Saturday 8 October 2011

Cool heads needed in Bali case

There has been quite a bit of comment about the 14 year old boy currently up on drug charges in Bali.  Much of it nonsense, a lot of it emotional dribble and quite a lot of it straight out lies.

Before we continue, let me say straight out that I have never taken narcotic drugs intentionally.  The only drugs I have ever taken was the partial eating of a marihuana cookie in 1978.  I've never understood the attraction of drugs and why people would voluntarily get involved in a lifestyle which is expensive, unhealthy and dangerous.

Having said that a few questions need to be asked about how this boy came to be in possession of the marihuana in the first place.  I don't go along with the nonsensical claim that the boy is the victim of police corruption.  Many thousands of Australians visit Bali each year and they manage to return without getting involved with drugs or the police or ending up in jail.  And why would the police want to set somebody up like this?  If the police are indeed corrupt, why has the boy ended up in jail?  Surely the boy and his parents would have been able to come up with the bribe money to keep the boy out of jail and have the charges dropped?  It is a nonsense argument which is being put forward by ignorant people looking for excuses.

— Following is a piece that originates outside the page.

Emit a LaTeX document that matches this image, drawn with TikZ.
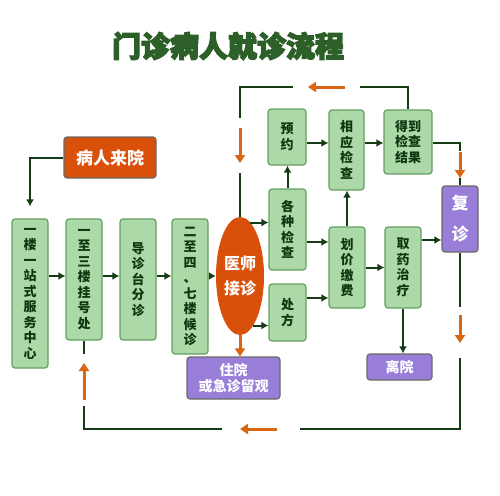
\documentclass[tikz,border=0pt]{standalone}
\usepackage{fontspec}
\newfontfamily\cjk{Noto Sans CJK SC}
\usetikzlibrary{arrows.meta,shapes.geometric}
\definecolor{gfill}{RGB}{172,217,168}
\definecolor{gdraw}{RGB}{100,160,100}
\definecolor{gtext}{RGB}{15,55,15}
\definecolor{ofill}{RGB}{217,80,10}
\definecolor{pfill}{RGB}{152,126,216}
\definecolor{bdraw}{RGB}{105,105,105}
\definecolor{lcol}{RGB}{22,60,22}
\definecolor{acol}{RGB}{216,102,18}
\definecolor{tcol}{RGB}{45,95,40}
\newcommand{\fakebold}[1]{\special{pdf:literal direct 2 Tr 1.2 w}#1\special{pdf:literal direct 0 Tr}}
\tikzset{
  gbox/.style={draw=gdraw, fill=gfill, line width=1.2pt, rounded corners=3pt, text=gtext,
    font=\cjk\bfseries\fontsize{13}{15.5}\selectfont, align=center, inner sep=0pt},
  obox/.style={draw=bdraw, fill=ofill, line width=1.2pt, rounded corners=3pt, text=white,
    font=\cjk\bfseries\fontsize{17}{20}\selectfont, align=center, inner sep=0pt},
  pbox/.style={draw=bdraw, fill=pfill, line width=1.2pt, rounded corners=3pt, text=white,
    font=\cjk\bfseries\fontsize{14}{16}\selectfont, align=center, inner sep=0pt},
  arr/.style={draw=lcol, line width=2pt, -{Latex[length=7pt,width=8pt]}},
  loopline/.style={draw=lcol, line width=2.2pt},
  oarr/.style={draw=acol, line width=3pt, -{Triangle[length=8pt,width=10pt]}},
  ttl/.style={font=\cjk\bfseries\fontsize{29}{32}\selectfont}
}
\begin{document}
\begin{tikzpicture}[x=1pt,y=-1pt]
\useasboundingbox (0,0) rectangle (500,495);
% title
\node[ttl, text=tcol] (title) at (228,46) {\fakebold{门诊病人就诊流程}};

% nodes
\node[obox, minimum width=92pt, minimum height=41pt] (laiyuan) at (110,157.5) {病人来院};
\node[gbox, minimum width=36pt, minimum height=149pt] (b1) at (30,293.5) {一\\楼\\一\\站\\式\\服\\务\\中\\心};
\node[gbox, minimum width=36pt, minimum height=121pt] (b2) at (84,279.5) {一\\至\\三\\楼\\挂\\号\\处};
\node[gbox, minimum width=36pt, minimum height=121pt] (b3) at (138,279.5) {导\\诊\\台\\分\\诊};
\node[gbox, minimum width=36pt, minimum height=135pt] (b4) at (190,286.5) {二\\至\\四\\、\\七\\楼\\候\\诊};
\node[ellipse, fill=ofill, minimum width=48pt, minimum height=118pt, inner sep=0pt, text=white,
  font=\cjk\bfseries\fontsize{16}{25}\selectfont, align=center] (ell) at (240,276) {医师\\接诊};
\node[gbox, minimum width=38pt, minimum height=56pt] (yuyue) at (287,137) {预\\约};
\node[gbox, minimum width=35pt, minimum height=80pt] (xiangying) at (346.5,150) {相\\应\\检\\查};
\node[gbox, minimum width=48pt, minimum height=64pt] (dedao) at (408,142) {得到\\检查\\结果};
\node[gbox, minimum width=37pt, minimum height=81pt] (gezhong) at (287.5,229.5) {各\\种\\检\\查};
\node[gbox, minimum width=37pt, minimum height=57pt] (chufang) at (287.5,312.5) {处\\方};
\node[gbox, minimum width=36pt, minimum height=81pt] (huajia) at (347,267.5) {划\\价\\缴\\费};
\node[gbox, minimum width=36pt, minimum height=81pt] (quyao) at (403,267.5) {取\\药\\治\\疗};
\node[pbox, minimum width=36pt, minimum height=66pt, font=\cjk\bfseries\fontsize{17}{31}\selectfont] (fuzhen) at (460,219) {复\\诊};
\node[pbox, minimum width=65pt, minimum height=26pt] (liyuan) at (399.5,367) {离院};
\node[pbox, minimum width=93pt, minimum height=42pt] (zhuyuan) at (233.5,378) {住院\\或急诊留观};

% main arrows
\draw[arr, shorten >=12pt] (laiyuan.west) -| (b1.north);
\draw[arr] (b1.east |- ell) -- (b2.west |- ell);
\draw[arr] (b2.east |- ell) -- (b3.west |- ell);
\draw[arr] (b3.east |- ell) -- (b4.west |- ell);
\draw[arr] (b4.east |- ell) -- (ell.west);
\draw[arr] (ell.79) -- (ell.79 -| gezhong.west);
\draw[arr] (ell.-75) -- (ell.-75 -| chufang.west);
\draw[arr] (gezhong.north) -- (gezhong.north |- yuyue.south);
\path ([yshift=-12.5pt]gezhong.east) coordinate (g1);
\draw[arr] (g1) -- (g1 -| huajia.west);
\path ([yshift=14.5pt]chufang.east) coordinate (c1);
\draw[arr] (c1) -- (c1 -| huajia.west);
\draw[arr] (huajia.north) -- (huajia.north |- xiangying.south);
\draw[arr] (huajia.east) -- (quyao.west);
\path ([yshift=27.5pt]quyao.east) coordinate (q1);
\draw[arr] (q1) -- (q1 -| fuzhen.west);
\draw[arr] (quyao.south) -- (quyao.south |- liyuan.north);
\path ([yshift=-6pt]yuyue.east) coordinate (y1);
\draw[arr] (y1) -- (y1 -| xiangying.west);
\draw[arr] (y1 -| xiangying.east) -- (y1 -| dedao.west);
\draw[oarr] (ell.south) -- (ell.south |- zhuyuan.north);

% top loop
\coordinate (tA) at (360,87);
\coordinate (tB) at (293,87);
\coordinate (tC) at (240,118);
\coordinate (tD) at (240,173);
\draw[loopline] (dedao.north) |- (tA);
\draw[loopline] (tB) -| (tC);
\draw[loopline] (tD) -- (ell.north);
\draw[oarr] (345,87) -- (308,87);
\draw[oarr] (240,128) -- (240,163);

% right link to fuzhen
\coordinate (rA) at (460,151);
\coordinate (rB) at (460,178);
\draw[loopline] (y1 -| dedao.east) -| (rA);
\draw[oarr] (460,152) -- (rB);
\draw[loopline] (rB) -- (fuzhen.north);

% bottom loop
\coordinate (bA) at (460,307);
\coordinate (bB) at (460,358);
\coordinate (bC) at (300,429);
\coordinate (bD) at (222,429);
\coordinate (bE) at (84,406);
\coordinate (bF) at (84,354);
\draw[loopline] (fuzhen.south) -- (bA);
\draw[oarr] (460,315) -- (460,343);
\draw[loopline] (bB) |- (bC);
\draw[oarr] (277,429) -- (240,429);
\draw[loopline] (bD) -| (bE);
\draw[oarr] (84,400) -- (84,363);
\draw[loopline] (bF) -- (b2.south);
\end{tikzpicture}
\end{document}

Another thing that many people haven't considered was why the boy was in the sleazy area of Denpasar in the first place.  According to media reports he was about to go for a massage.  Massage?  We all know what this word is a euphemism for.

We all need to step back a bit and have a cold shower.  We are talking about a foreign country where the laws are very different than here.  Talk that it might affect Aussie tourism to Bali are wide of the mark to say the least.  This is the location where there were not one but two terrorist bombings in 2002 and 2005 killing over 100 Australians.  Tourism did not drop as a result of those events and it is fanciful to suggest that a 14 year old boy being caught with drugs will have the slightest effect on a multi-million dollar industry.

All too often Australians in Bali treat the place as a third world playground where they can go, do whatever they like and act as badly as they can and there will be no consequences.  This attitude was examined in the 1984 Redgum song I've Been To Bali Too.  The main demographic who visit the island - young men - are especially prone to risky and larrikin behaviour and the abuse of alcohol and other drugs.

We shouldn't be any more sympathetic in this instance because an underage minor is involved.  Drugs are drugs and the law is the law.  If anything good comes out of this case it will be that Australian tourists mind their p's and q's when travelling overseas and respect the local laws and customs.  Judging by the reaction this case has generated in this country, that might be a forlorn hope.